__Task instructions__: Please transcribe the data that follows without the pictures, keeping every word the same.

(Entries with chart source code)
# # #

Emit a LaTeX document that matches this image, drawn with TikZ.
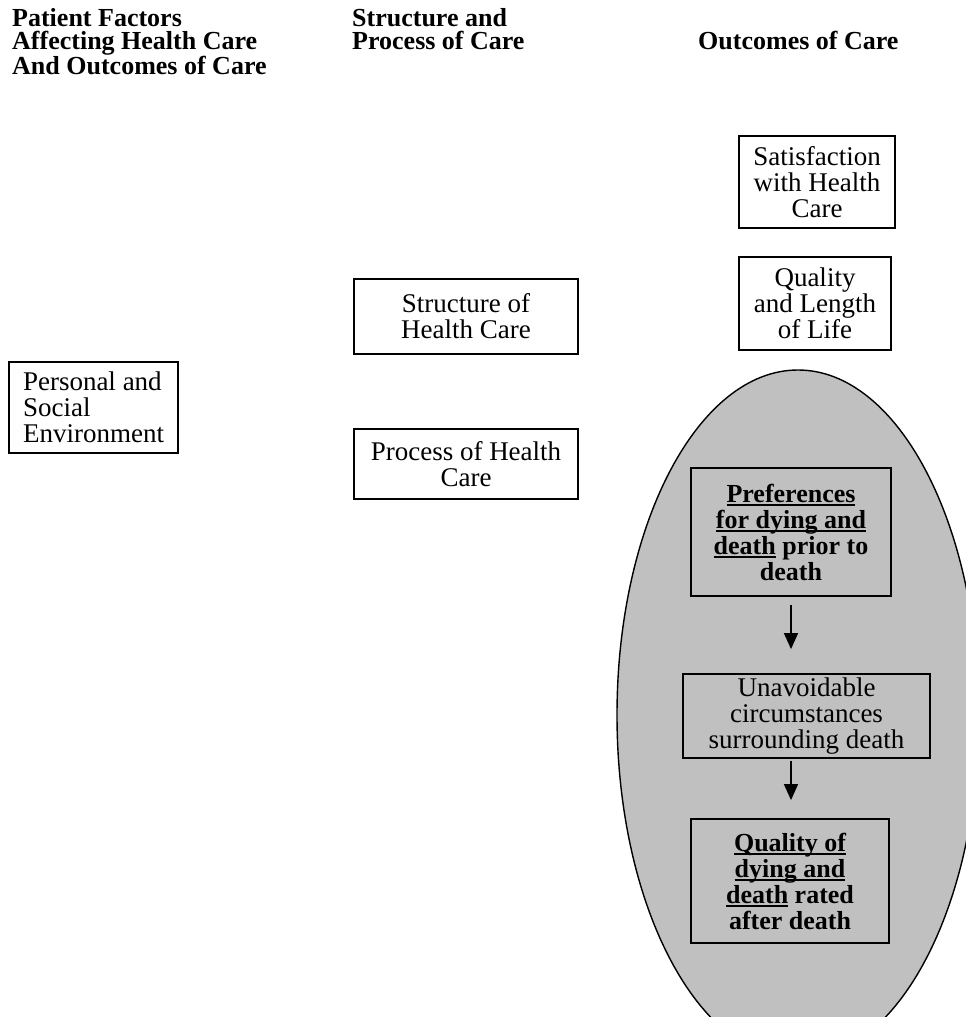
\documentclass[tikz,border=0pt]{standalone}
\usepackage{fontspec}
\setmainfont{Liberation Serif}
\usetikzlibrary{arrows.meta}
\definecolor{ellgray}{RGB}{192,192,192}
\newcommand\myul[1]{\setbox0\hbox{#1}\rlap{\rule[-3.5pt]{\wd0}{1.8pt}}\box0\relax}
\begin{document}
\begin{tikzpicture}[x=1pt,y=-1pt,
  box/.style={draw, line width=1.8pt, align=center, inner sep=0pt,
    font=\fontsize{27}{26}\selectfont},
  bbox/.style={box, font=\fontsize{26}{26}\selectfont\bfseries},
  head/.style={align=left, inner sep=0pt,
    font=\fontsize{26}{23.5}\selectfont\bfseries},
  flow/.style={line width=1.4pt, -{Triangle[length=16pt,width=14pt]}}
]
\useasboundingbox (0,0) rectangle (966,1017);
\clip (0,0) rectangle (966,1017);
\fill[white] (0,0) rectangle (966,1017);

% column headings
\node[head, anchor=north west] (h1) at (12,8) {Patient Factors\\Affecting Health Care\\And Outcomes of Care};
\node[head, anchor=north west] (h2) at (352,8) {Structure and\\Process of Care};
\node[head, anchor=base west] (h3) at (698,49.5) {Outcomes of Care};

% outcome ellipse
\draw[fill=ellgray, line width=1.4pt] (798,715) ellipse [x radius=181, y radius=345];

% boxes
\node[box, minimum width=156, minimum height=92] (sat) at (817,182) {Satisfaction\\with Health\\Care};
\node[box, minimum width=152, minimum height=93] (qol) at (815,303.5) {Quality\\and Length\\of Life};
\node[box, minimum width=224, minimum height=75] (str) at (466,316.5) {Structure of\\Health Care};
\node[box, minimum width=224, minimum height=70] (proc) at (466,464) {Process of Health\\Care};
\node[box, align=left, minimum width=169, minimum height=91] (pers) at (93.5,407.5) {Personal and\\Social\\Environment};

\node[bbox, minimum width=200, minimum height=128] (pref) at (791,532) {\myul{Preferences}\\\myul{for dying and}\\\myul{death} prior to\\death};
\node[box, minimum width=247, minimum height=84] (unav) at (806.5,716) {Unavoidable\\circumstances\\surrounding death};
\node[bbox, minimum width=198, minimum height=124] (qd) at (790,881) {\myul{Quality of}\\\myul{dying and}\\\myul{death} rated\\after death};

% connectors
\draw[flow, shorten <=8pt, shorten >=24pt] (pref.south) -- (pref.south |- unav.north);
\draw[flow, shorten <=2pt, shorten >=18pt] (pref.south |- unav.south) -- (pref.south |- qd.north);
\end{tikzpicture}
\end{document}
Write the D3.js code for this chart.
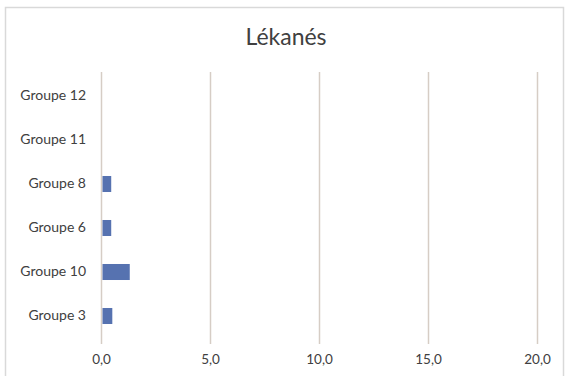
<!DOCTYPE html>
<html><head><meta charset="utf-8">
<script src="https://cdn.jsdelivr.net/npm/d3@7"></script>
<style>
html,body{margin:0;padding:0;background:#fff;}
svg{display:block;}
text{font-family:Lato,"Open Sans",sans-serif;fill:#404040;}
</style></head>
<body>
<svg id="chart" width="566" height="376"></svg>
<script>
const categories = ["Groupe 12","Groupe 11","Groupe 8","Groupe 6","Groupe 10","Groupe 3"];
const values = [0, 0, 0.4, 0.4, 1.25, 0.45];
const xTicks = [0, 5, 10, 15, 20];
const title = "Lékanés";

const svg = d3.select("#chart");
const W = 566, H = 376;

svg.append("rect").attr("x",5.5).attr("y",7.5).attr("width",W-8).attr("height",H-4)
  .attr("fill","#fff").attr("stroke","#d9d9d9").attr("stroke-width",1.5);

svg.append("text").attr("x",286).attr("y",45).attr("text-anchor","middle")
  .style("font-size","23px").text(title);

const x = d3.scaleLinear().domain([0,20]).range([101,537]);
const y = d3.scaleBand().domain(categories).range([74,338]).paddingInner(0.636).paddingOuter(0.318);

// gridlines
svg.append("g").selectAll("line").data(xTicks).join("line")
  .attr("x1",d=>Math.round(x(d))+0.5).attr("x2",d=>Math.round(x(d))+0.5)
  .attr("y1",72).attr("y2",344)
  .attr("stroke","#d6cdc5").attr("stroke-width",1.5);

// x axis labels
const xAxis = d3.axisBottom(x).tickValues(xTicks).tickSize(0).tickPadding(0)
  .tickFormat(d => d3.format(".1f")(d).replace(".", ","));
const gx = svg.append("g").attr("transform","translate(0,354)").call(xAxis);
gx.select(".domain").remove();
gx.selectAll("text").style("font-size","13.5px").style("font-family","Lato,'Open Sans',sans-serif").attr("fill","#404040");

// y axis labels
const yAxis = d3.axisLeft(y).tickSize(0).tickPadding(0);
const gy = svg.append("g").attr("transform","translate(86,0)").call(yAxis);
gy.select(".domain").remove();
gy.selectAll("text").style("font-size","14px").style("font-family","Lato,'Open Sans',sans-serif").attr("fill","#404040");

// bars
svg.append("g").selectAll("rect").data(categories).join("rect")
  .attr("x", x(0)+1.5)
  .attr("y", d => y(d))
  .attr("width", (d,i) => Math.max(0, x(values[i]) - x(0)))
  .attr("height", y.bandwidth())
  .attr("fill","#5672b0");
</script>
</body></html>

# # #

__Result of this exercise__:
Emit a LaTeX document that matches this image, drawn with TikZ.
\documentclass[tikz,border=0pt]{standalone}
\usepackage{fontspec}
\setmainfont{Liberation Serif}
\usetikzlibrary{arrows.meta}
\definecolor{ellgray}{RGB}{192,192,192}
\newcommand\myul[1]{\setbox0\hbox{#1}\rlap{\rule[-3.5pt]{\wd0}{1.8pt}}\box0\relax}
\begin{document}
\begin{tikzpicture}[x=1pt,y=-1pt,
  box/.style={draw, line width=1.8pt, align=center, inner sep=0pt,
    font=\fontsize{27}{26}\selectfont},
  bbox/.style={box, font=\fontsize{26}{26}\selectfont\bfseries},
  head/.style={align=left, inner sep=0pt,
    font=\fontsize{26}{23.5}\selectfont\bfseries},
  flow/.style={line width=1.4pt, -{Triangle[length=16pt,width=14pt]}}
]
\useasboundingbox (0,0) rectangle (966,1017);
\clip (0,0) rectangle (966,1017);
\fill[white] (0,0) rectangle (966,1017);

% column headings
\node[head, anchor=north west] (h1) at (12,8) {Patient Factors\\Affecting Health Care\\And Outcomes of Care};
\node[head, anchor=north west] (h2) at (352,8) {Structure and\\Process of Care};
\node[head, anchor=base west] (h3) at (698,49.5) {Outcomes of Care};

% outcome ellipse
\draw[fill=ellgray, line width=1.4pt] (798,715) ellipse [x radius=181, y radius=345];

% boxes
\node[box, minimum width=156, minimum height=92] (sat) at (817,182) {Satisfaction\\with Health\\Care};
\node[box, minimum width=152, minimum height=93] (qol) at (815,303.5) {Quality\\and Length\\of Life};
\node[box, minimum width=224, minimum height=75] (str) at (466,316.5) {Structure of\\Health Care};
\node[box, minimum width=224, minimum height=70] (proc) at (466,464) {Process of Health\\Care};
\node[box, align=left, minimum width=169, minimum height=91] (pers) at (93.5,407.5) {Personal and\\Social\\Environment};

\node[bbox, minimum width=200, minimum height=128] (pref) at (791,532) {\myul{Preferences}\\\myul{for dying and}\\\myul{death} prior to\\death};
\node[box, minimum width=247, minimum height=84] (unav) at (806.5,716) {Unavoidable\\circumstances\\surrounding death};
\node[bbox, minimum width=198, minimum height=124] (qd) at (790,881) {\myul{Quality of}\\\myul{dying and}\\\myul{death} rated\\after death};

% connectors
\draw[flow, shorten <=8pt, shorten >=24pt] (pref.south) -- (pref.south |- unav.north);
\draw[flow, shorten <=2pt, shorten >=18pt] (pref.south |- unav.south) -- (pref.south |- qd.north);
\end{tikzpicture}
\end{document}
Write the D3.js code for this chart.
<!DOCTYPE html>
<html><head><meta charset="utf-8">
<script src="https://cdn.jsdelivr.net/npm/d3@7"></script>
<style>
html,body{margin:0;padding:0;background:#fff;}
svg{display:block;}
text{font-family:Lato,"Open Sans",sans-serif;fill:#404040;}
</style></head>
<body>
<svg id="chart" width="566" height="376"></svg>
<script>
const categories = ["Groupe 12","Groupe 11","Groupe 8","Groupe 6","Groupe 10","Groupe 3"];
const values = [0, 0, 0.4, 0.4, 1.25, 0.45];
const xTicks = [0, 5, 10, 15, 20];
const title = "Lékanés";

const svg = d3.select("#chart");
const W = 566, H = 376;

svg.append("rect").attr("x",5.5).attr("y",7.5).attr("width",W-8).attr("height",H-4)
  .attr("fill","#fff").attr("stroke","#d9d9d9").attr("stroke-width",1.5);

svg.append("text").attr("x",286).attr("y",45).attr("text-anchor","middle")
  .style("font-size","23px").text(title);

const x = d3.scaleLinear().domain([0,20]).range([101,537]);
const y = d3.scaleBand().domain(categories).range([74,338]).paddingInner(0.636).paddingOuter(0.318);

// gridlines
svg.append("g").selectAll("line").data(xTicks).join("line")
  .attr("x1",d=>Math.round(x(d))+0.5).attr("x2",d=>Math.round(x(d))+0.5)
  .attr("y1",72).attr("y2",344)
  .attr("stroke","#d6cdc5").attr("stroke-width",1.5);

// x axis labels
const xAxis = d3.axisBottom(x).tickValues(xTicks).tickSize(0).tickPadding(0)
  .tickFormat(d => d3.format(".1f")(d).replace(".", ","));
const gx = svg.append("g").attr("transform","translate(0,354)").call(xAxis);
gx.select(".domain").remove();
gx.selectAll("text").style("font-size","13.5px").style("font-family","Lato,'Open Sans',sans-serif").attr("fill","#404040");

// y axis labels
const yAxis = d3.axisLeft(y).tickSize(0).tickPadding(0);
const gy = svg.append("g").attr("transform","translate(86,0)").call(yAxis);
gy.select(".domain").remove();
gy.selectAll("text").style("font-size","14px").style("font-family","Lato,'Open Sans',sans-serif").attr("fill","#404040");

// bars
svg.append("g").selectAll("rect").data(categories).join("rect")
  .attr("x", x(0)+1.5)
  .attr("y", d => y(d))
  .attr("width", (d,i) => Math.max(0, x(values[i]) - x(0)))
  .attr("height", y.bandwidth())
  .attr("fill","#5672b0");
</script>
</body></html>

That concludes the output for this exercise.